Bing dependency and “wrapper” search engines

  • Multiple commenters connect the dots: any engine relying on Bing’s API (DDG, Ecosia, Qwant, many niche engines, some image search) breaks when Bing does.
  • DDG’s own docs are cited: traditional links and images are “largely sourced from Bing”, with DDG adding ranking, instant answers, and UI.
  • The outage is viewed as a live demonstration of how many “alternative” engines are effectively Bing frontends.

Perceptions of DuckDuckGo’s independence and privacy

  • Some express surprise or disappointment, feeling DDG’s marketing overstates independence; others note DDG has long acknowledged using Bing heavily.
  • Criticism includes: hosting on Azure, using Microsoft/Yahoo ad infrastructure, Amazon affiliate links, and a past incident where its browser exempted some Microsoft trackers.
  • Others argue DDG still adds value as a privacy-ish proxy and via features (bangs, cleaner UI), and that many sites track users regardless of search engine.

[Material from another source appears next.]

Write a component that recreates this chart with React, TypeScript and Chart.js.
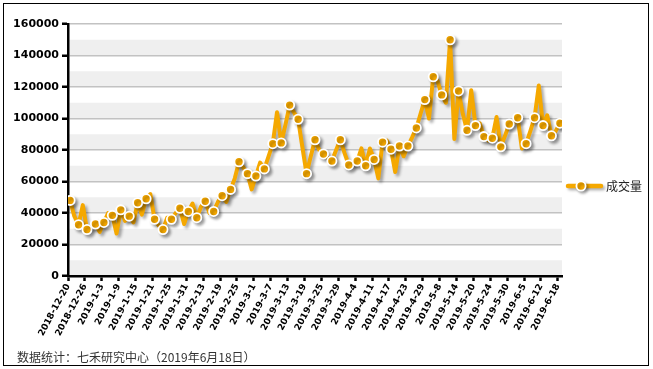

Alternative search engines and indexes

  • Frequently recommended: Kagi (paid, uses multiple sources including independent indexes), Brave Search (claims fully independent index), Mojeek (independent index), Searx/SearxNG, Metager, Marginalia, Yep, Yandex, you.com, Startpage (Google-backed), and Google with special parameters.
  • Debate over paying for search: some find Kagi/Brave worth it for quality and low spam; others reject subscriptions or dislike tying searches to accounts/PII.
  • Clarifications: many engines blend own indexes with Google/Bing APIs; full independence is rare and often partial or evolving.

Centralization, resilience, and distributed-systems talk

  • The outage is used as an example of systemic fragility when a few providers (Bing, Google, Cloudflare, large clouds) underpin much of the web.
  • Extended discussion on whether distributed systems are “naturally” more resilient, the role of redundancy vs coupling, and the value of technological diversity vs monoculture.

User experience: bangs, configuration, and search quality

  • DDG’s !bang system receives strong praise; some note browsers can implement similar keyword searches, but bangs are preconfigured, portable, and proxied.
  • Several report declining DDG/Bing quality, especially for technical or niche topics, and prefer Kagi, Brave, or others that surface blogs/forums/“small web”.
  • Some share Firefox tips for adding custom engines and note that DDG’s outage pushed them to experiment with new defaults.

Communication and status transparency

  • Users complain that Bing, DDG, Ecosia, and others lack clear status pages and were slow or vague in acknowledging the issue, often via Reddit/X posts rather than dedicated status sites.
  • Some speculate providers may be reluctant or contractually constrained to name Bing as the underlying cause; this remains unclear.